“It was my elder brother Shashikumar, a telephone lineman, who encouraged me to enrol for a job as a lineman. I started out in 1989 as a ‘mazdoor’, a sort of apprentice. The position of lineman requires a good deal of training and on-the-job experience. Hence, it is essential that one trains under the guidance of an experienced lineman to learn the trade. I learnt from my brother,” says Shivakumar R.
Passing tools and other equipment were his first steps in training to become a lineman. Posted in Vattiyoorkavu, Shashikumar would cycle daily from his home in Peroorkada to the office. “Vattiyoorkavu was not so well developed in those days. Houses were not close by and one often had to travel through thick foliage and dirt roads to reach these houses to install, maintain, or repair telephones. We used to cover the entire area from Vattiyoorkavu to Vellaikadavu.”

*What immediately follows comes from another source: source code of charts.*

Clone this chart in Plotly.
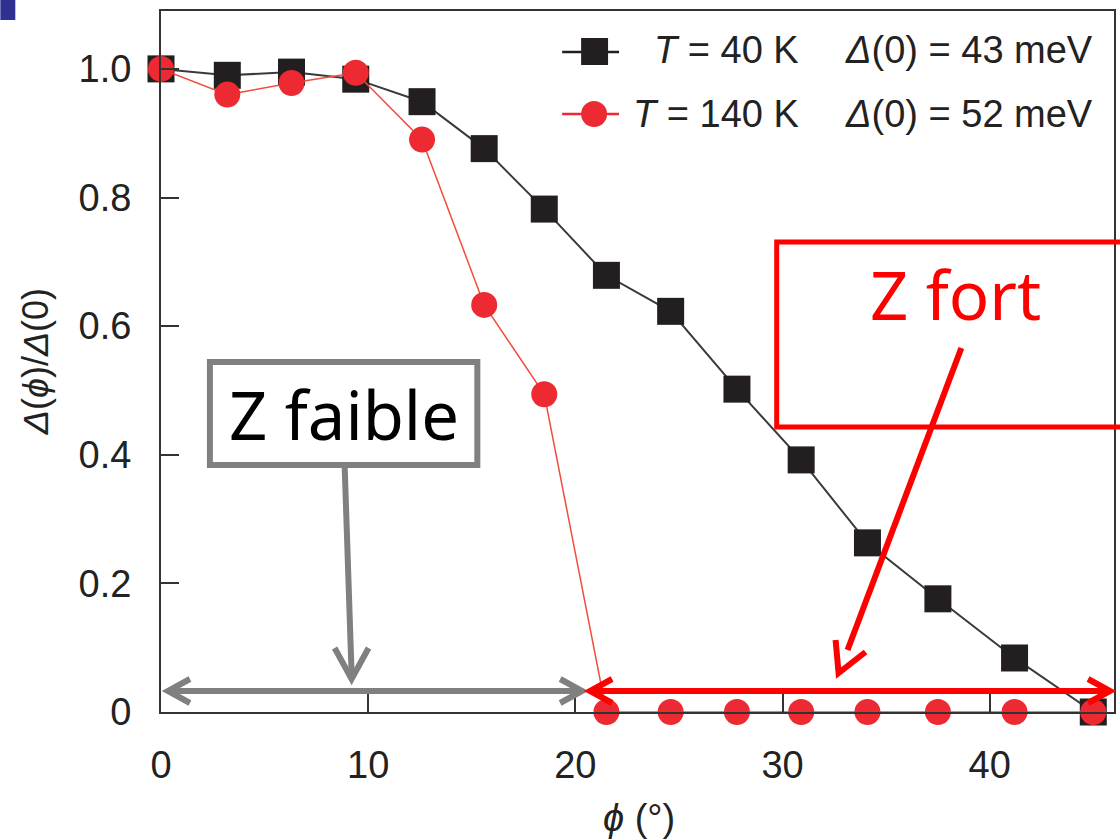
import plotly.graph_objects as go

# Angle along the Fermi surface (degrees) and normalised gap for the two temperatures
phi_deg = [0, 3.2, 6.3, 9.4, 12.6, 15.6, 18.5, 21.5, 24.6, 27.8, 30.9, 34.1, 37.5, 41.2, 45.0]
gap_40K = [1.0, 0.99, 0.995, 0.984, 0.949, 0.876, 0.782, 0.679, 0.623, 0.502, 0.392, 0.263, 0.176, 0.084, 0.0]
gap_140K = [1.0, 0.960, 0.978, 0.994, 0.890, 0.633, 0.494, 0.0, 0.0, 0.0, 0.0, 0.0, 0.0, 0.0, 0.0]

x_tick_vals = [0, 10, 20, 30, 40]
y_tick_vals = [0, 0.2, 0.4, 0.6, 0.8, 1.0]
y_tick_text = ["0", "0.2", "0.4", "0.6", "0.8", "1.0"]

W, H = 1120, 840
ML, MR, MT, MB = 161, 4, 11, 128
PW, PH = W - ML - MR, H - MT - MB

BLACK = "#231f20"
RED = "#ed2a31"
GRAY = "#808080"
PURE_RED = "#ff0000"
AXIS = "#333333"
TICK_FONT = dict(family="Liberation Sans, Arial, sans-serif", size=38, color="#222222")
NOTE_FONT = "Noto Sans, Open Sans, sans-serif"


def fx(px):
    return (px - ML) / PW


def fy(py):
    return (H - MB - py) / PH


def path(points):
    pts = " L ".join(f"{fx(x):.5f},{fy(y):.5f}" for x, y in points)
    return "M " + pts


fig = go.Figure()
fig.add_trace(go.Scatter(
    x=phi_deg, y=gap_40K, mode="lines+markers", cliponaxis=False,
    line=dict(color="#3a3a3a", width=2),
    marker=dict(symbol="square", size=27, color=BLACK, line=dict(width=0)),
    name="T = 40 K", showlegend=False,
))
fig.add_trace(go.Scatter(
    x=phi_deg, y=gap_140K, mode="lines+markers", cliponaxis=False,
    line=dict(color="#f04e3c", width=1.5),
    marker=dict(symbol="circle", size=26, color=RED, line=dict(width=0)),
    name="T = 140 K", showlegend=False,
))

shapes = []


def rect(x0, y0, x1, y1, **kw):
    shapes.append(dict(type="rect", xref="paper", yref="paper",
                       x0=fx(x0), x1=fx(x1), y0=fy(y1), y1=fy(y0), **kw))


def seg(x0, y0, x1, y1, color, width):
    shapes.append(dict(type="line", xref="paper", yref="paper",
                       x0=fx(x0), y0=fy(y0), x1=fx(x1), y1=fy(y1),
                       line=dict(color=color, width=width)))


def poly(points, color, width):
    shapes.append(dict(type="path", xref="paper", yref="paper", path=path(points),
                       line=dict(color=color, width=width), fillcolor="rgba(0,0,0,0)"))


# slide corner mark
rect(0, 0, 15, 20, fillcolor="#2e3192", line=dict(width=0))

# legend symbols
seg(563, 52, 620, 52, BLACK, 2.5)
rect(582, 38, 609, 65, fillcolor=BLACK, line=dict(width=0))
seg(563, 114, 620, 114, RED, 2.5)
shapes.append(dict(type="circle", xref="paper", yref="paper",
                   x0=fx(582), x1=fx(608), y0=fy(127), y1=fy(101),
                   fillcolor=RED, line=dict(width=0)))

# weak-coupling region: box, pointer and span
rect(210, 362, 478, 465, fillcolor="white", line=dict(color=GRAY, width=6))
seg(345, 465, 352, 674, GRAY, 6)
poly([(335, 648), (352, 679), (369, 648)], GRAY, 6)
seg(172, 691, 579, 691, GRAY, 6)
poly([(190, 679), (168, 691), (190, 703)], GRAY, 6)
poly([(561, 679), (583, 691), (561, 703)], GRAY, 6)

# strong-coupling region: box, pointer and span
rect(778, 242, 1128, 427, fillcolor="rgba(0,0,0,0)", line=dict(color=PURE_RED, width=5))
seg(963, 348, 849, 650, PURE_RED, 6)
poly([(837, 640), (840, 673), (867, 652)], PURE_RED, 6)
seg(595, 691, 1109, 691, PURE_RED, 6)
poly([(613, 679), (591, 691), (613, 703)], PURE_RED, 6)
poly([(1090, 679), (1112, 691), (1090, 703)], PURE_RED, 6)

annotations = []


def note(text, x, y, size, color="#222222", family=TICK_FONT["family"], xanchor="center", angle=0):
    annotations.append(dict(text=text, xref="paper", yref="paper", x=fx(x), y=fy(y),
                            xanchor=xanchor, yanchor="middle", showarrow=False,
                            textangle=angle, font=dict(family=family, size=size, color=color)))


nb = "\u00a0"
note(f"<i>T</i>{nb}={nb}40{nb}K", 802, 50, 38, xanchor="right")
note(f"<i>Δ</i>(0){nb}={nb}43{nb}meV", 844, 50, 38, xanchor="left")
note(f"<i>T</i>{nb}={nb}140{nb}K", 802, 114, 38, xanchor="right")
note(f"<i>Δ</i>(0){nb}={nb}52{nb}meV", 844, 114, 38, xanchor="left")

note("Z faible", 344, 414, 67, color="#000000", family=NOTE_FONT)
note("Z fort", 957, 294, 67, color=PURE_RED, family=NOTE_FONT)

note("<i>Δ</i>(<i>ϕ</i>)/<i>Δ</i>(0)", 36, 362, 36, angle=-90)
note(f"<i>ϕ</i>{nb}(°)", 640, 818, 38)

axis_common = dict(
    showline=True, linecolor=AXIS, linewidth=2, mirror=True,
    ticks="inside", ticklen=18, tickwidth=2, tickcolor=AXIS,
    showgrid=False, zeroline=False, tickfont=TICK_FONT,
)

fig.update_layout(
    width=W, height=H,
    margin=dict(l=ML, r=MR, t=MT, b=MB, pad=0),
    paper_bgcolor="white", plot_bgcolor="white",
    showlegend=False,
    xaxis=dict(range=[0, 46], tickvals=x_tick_vals, ticklabelstandoff=18, **axis_common),
    yaxis=dict(range=[0, 1.09], tickvals=y_tick_vals, ticktext=y_tick_text,
               ticklabelstandoff=20, **axis_common),
    shapes=shapes,
    annotations=annotations,
)

fig.write_html("out.html")
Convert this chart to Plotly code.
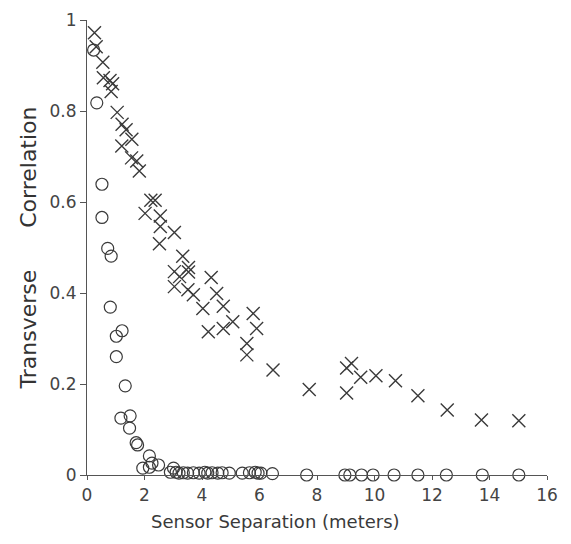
import plotly.graph_objects as go

# Crosses series
cross_x = [0.26, 0.32, 0.55, 0.57, 0.80, 0.89, 0.84, 1.05, 1.22, 1.36, 1.56, 1.21, 1.55, 1.73, 1.82,
           2.22, 2.37, 2.02, 2.55, 2.55, 2.52, 3.04, 3.33, 3.04, 3.22, 3.53, 3.53, 3.04, 3.51, 3.70,
           4.03, 4.32, 4.51, 4.74, 4.22, 4.74, 5.07, 5.78, 5.90, 5.56, 5.56, 6.47, 7.73, 9.03, 9.03,
           9.20, 9.52, 10.05, 10.73, 11.51, 12.53, 13.72, 15.02]
cross_y = [0.972, 0.941, 0.907, 0.873, 0.867, 0.860, 0.843, 0.797, 0.771, 0.759, 0.738, 0.723, 0.697,
           0.690, 0.668, 0.604, 0.604, 0.575, 0.569, 0.546, 0.508, 0.533, 0.481, 0.447, 0.436, 0.456,
           0.446, 0.414, 0.407, 0.396, 0.366, 0.434, 0.399, 0.371, 0.315, 0.322, 0.337, 0.355, 0.322,
           0.289, 0.264, 0.231, 0.188, 0.180, 0.235, 0.245, 0.215, 0.218, 0.207, 0.174, 0.143, 0.121,
           0.119]

# Circles series
circle_x = [0.23, 0.34, 0.52, 0.52, 0.72, 0.84, 0.81, 1.02, 1.22, 1.02, 1.33, 1.18, 1.50, 1.48,
            1.71, 1.76, 2.17, 1.94, 2.26, 2.49, 2.17, 3.01,
            2.90, 3.10, 3.20, 3.35, 3.50, 3.70, 3.90, 4.10, 4.20, 4.35, 4.55, 4.70, 4.95, 5.40,
            5.65, 5.85, 5.95, 6.05, 6.45,
            7.64, 8.97, 9.14, 9.55, 9.95, 10.68, 11.51, 12.50, 13.75, 15.02]
circle_y = [0.934, 0.818, 0.639, 0.566, 0.498, 0.481, 0.369, 0.305, 0.317, 0.260, 0.196, 0.125,
            0.130, 0.103, 0.071, 0.066, 0.042, 0.015, 0.026, 0.022, 0.017, 0.015,
            0.006, 0.006, 0.004, 0.005, 0.004, 0.005, 0.004, 0.006, 0.004, 0.005, 0.004, 0.005,
            0.004, 0.004, 0.005, 0.006, 0.004, 0.004, 0.003,
            0.0, 0.0, 0.0, 0.0, 0.0, 0.0, 0.0, 0.0, 0.0, 0.0]

x_ticks = [0, 2, 4, 6, 8, 10, 12, 14, 16]
y_ticks = [0, 0.2, 0.4, 0.6, 0.8, 1]
y_tick_text = ["0", "0.2", "0.4", "0.6", "0.8", "1"]
x_title = "Sensor Separation (meters)"
y_title = "Transverse" + "\u00a0" * 6 + "Correlation"

ink = "#3a3a3a"

fig = go.Figure()
fig.add_trace(go.Scatter(
    x=circle_x, y=circle_y, mode="markers", cliponaxis=False, name="circles",
    marker=dict(symbol="circle-open", size=12, color=ink, line=dict(width=1.2, color=ink)),
))
fig.add_trace(go.Scatter(
    x=cross_x, y=cross_y, mode="markers", cliponaxis=False, name="crosses",
    marker=dict(symbol="x-thin-open", size=13, color=ink, line=dict(width=1.4, color=ink)),
))

# page body has an 8px default margin, so the figure is sized to fit inside it
fig.update_layout(
    width=555, height=528,
    margin=dict(l=79, r=16, t=12, b=61),
    paper_bgcolor="white", plot_bgcolor="white",
    showlegend=False,
    font=dict(family="DejaVu Sans", color=ink),
)
fig.update_xaxes(
    range=[0, 16], tickvals=x_ticks, ticktext=[str(v) for v in x_ticks],
    showgrid=False, zeroline=False, showline=True, linecolor="#555", linewidth=1.2,
    ticks="outside", ticklen=4, tickcolor="#555", tickwidth=1,
    tickfont=dict(size=17, color="#444"),
    automargin=False,
)
fig.update_yaxes(
    range=[0, 1], tickvals=y_ticks, ticktext=y_tick_text,
    showgrid=False, zeroline=False, showline=True, linecolor="#555", linewidth=1.2,
    ticks="outside", ticklen=6, tickcolor="#555", tickwidth=1,
    tickfont=dict(size=17, color="#444"),
    title=dict(text=y_title, font=dict(size=22, color="#333"), standoff=6),
    automargin=False,
)
fig.add_annotation(
    text=x_title, xref="paper", yref="paper", x=0.41, y=-0.103,
    xanchor="center", yanchor="middle", showarrow=False,
    font=dict(size=18, color=ink),
)

fig.write_html("out.html")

Knowledge on how to use phones was also not that common. “Telephones were a luxury in most homes. And although one knew how to operate them, one did not know facts like one should not use the phone during a lightning storm, for instance;” a fact Shivakumar learnt the hard way. “I was new at the job and was checking a faulty line. I had a handset to my ear when I felt as if I was dealt a hard blow to my ear. Lightning had struck the line. Thankfully, it was nothing serious,” says the father of two girls, Geethu and Ganga.
Shivakumar was inducted as a lineman in 1992 and when Kerala Telecommunication Department merged with BSNL, he wrote a test and is now a phone mechanic.
“With telephone cables now going underground, there are fewer complaints from consumers.” The phone mechanic admits that the rise of mobiles has created a dent on the number of applications for land phones. “But with new schemes and promotions, we will be back in the game in no time.”